I'd initially written several more paragraphs about the two shows, but I think the more efficient way to make this point is to simply note that That Girl, and its '60s contemporaries, didn't (or more specifically, couldn't) embrace the reality that sitcoms of the '70s, equally defined by the works of MTM and Norman Lear, aimed and were encouraged to project -- thanks to the "go-ahead" from network executives who had new ideas about how to best serve their clients (the advertisers). Because Mary Richards' universe was the more relatable one, her show was better poised to make a cultural statement in a way that That Girl, as a result of the different societal mores and comedic aesthetics in which it was mired, couldn't and didn't.

Thus, it isn't fair to regard Mary as more relevant than Ann, based on their unique characteristics, without attributing these differences almost entirely to era discrepancies, as that's something over which neither series had creative control, but to which they were both beholden. I think it is fair to note, however, that the degree of influence disparity between the two shows must also account for the different qualities espoused within the writing and their respective significance to the genre's development. While The Mary Tyler Moore Show ushered in new ideas of how comedy was going to be represented on television thereafter, That Girl, partly because of its timing and partly because of its nature, only reflected sensibilities already in existence.

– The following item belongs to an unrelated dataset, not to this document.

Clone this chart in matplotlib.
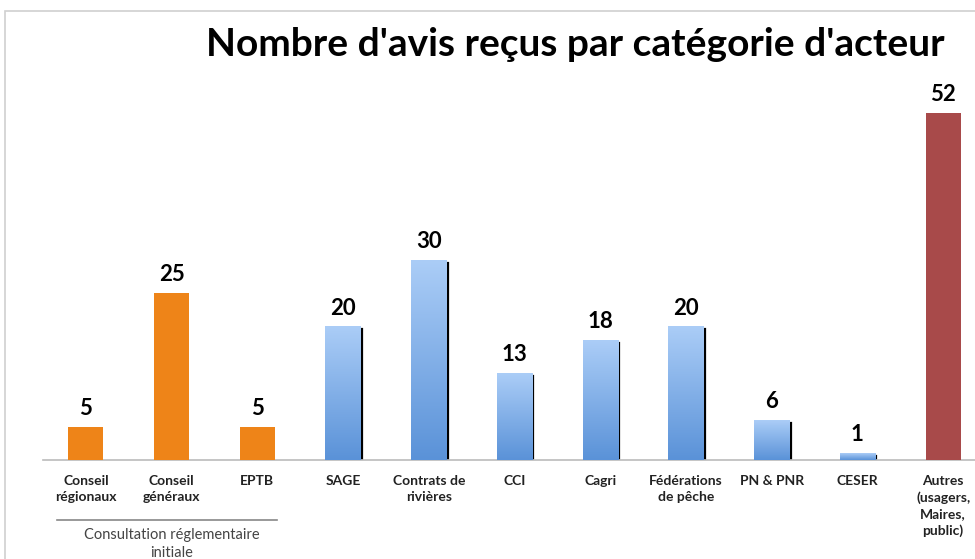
import numpy as np
import matplotlib.pyplot as plt
from matplotlib.patches import Rectangle

# data
categories = ['Conseil\nrégionaux', 'Conseil\ngénéraux', 'EPTB', 'SAGE', 'Contrats de\nrivières',
              'CCI', 'Cagri', 'Fédérations\nde pêche', 'PN & PNR', 'CESER',
              'Autres\n(usagers,\nMaires,\npublic)']
values = [5, 25, 5, 20, 30, 13, 18, 20, 6, 1, 52]
groups = ['orange', 'orange', 'orange', 'blue', 'blue', 'blue', 'blue', 'blue', 'blue', 'blue', 'red']

ORANGE = '#ee8418'
RED = '#a84a4a'

plt.rcParams['font.family'] = ['Lato', 'DejaVu Sans']

fig = plt.figure(figsize=(9.75, 5.59), dpi=100)
# light frame like the original chart box
fig.patches.append(Rectangle((5 / 975, -0.1), 1.1, 1 - 11 / 559 + 0.1, transform=fig.transFigure,
                             fill=False, ec='#d0d0d0', lw=1.2))

ax = fig.add_axes([43 / 975, 99 / 559, 943 / 975, 400 / 559])
x = np.arange(len(values))
w = 0.41

# vertical gradient for the blue bars
grad = np.linspace(0, 1, 256).reshape(-1, 1)
cmap = plt.matplotlib.colors.LinearSegmentedColormap.from_list('b', ['#5a92d8', '#abcdf7'])

for xi, v, g in zip(x, values, groups):
    if g == 'blue':
        # shadow line on the right
        ax.plot([xi + w / 2 + 0.015] * 2, [0, v - 0.4], color='black', lw=1.6, zorder=2)
        ax.imshow(grad, extent=(xi - w / 2, xi + w / 2, 0, v), origin='lower', cmap=cmap,
                  aspect='auto', zorder=3)
    else:
        ax.bar(xi, v, width=w, color=ORANGE if g == 'orange' else RED, zorder=3)
    ax.text(xi, v + 1.2, str(v), ha='center', va='bottom', fontsize=16, fontweight='bold', color='black')

ax.set_xlim(-0.5, len(values) - 0.5)
ax.set_ylim(0, 60)
ax.set_xticks(x)
ax.set_xticklabels(categories, fontsize=10, fontweight='bold', color='#222222', linespacing=1.4)
ax.tick_params(axis='x', length=0, pad=11)
ax.set_yticks([])
for s in ['top', 'right', 'left']:
    ax.spines[s].set_visible(False)
ax.spines['bottom'].set_color('#bbbbbb')
ax.spines['bottom'].set_linewidth(1.2)

# bracket under the regulatory consultation group
fig.add_artist(plt.Line2D([57 / 975, 277 / 975], [1 - 520 / 559] * 2, color='#888888', lw=1.2))
fig.text(172 / 975, 1 - 544 / 559, 'Consultation réglementaire\ninitiale', ha='center', va='center',
         fontsize=10.5, color='#444444', linespacing=1.3)

fig.text(945 / 975, 1 - 45 / 559, "Nombre d'avis reçus par catégorie d'acteur", ha='right', va='center',
         fontsize=28, fontweight='bold', color='black')

fig.savefig('out.png', dpi=100)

As one show more amiably embodied how its contemporaries were written, the other more aggressively influenced them -- and, in addition to the reality that the latter's era manifested, it's also easier to find socially progressive statements in a show that proved itself to be creatively progressive as well. It's because of these two reasons that Moore's show gets more credit for its depiction of women on television than That Girl (or any of the aforementioned working woman shows of the '50s and '60s).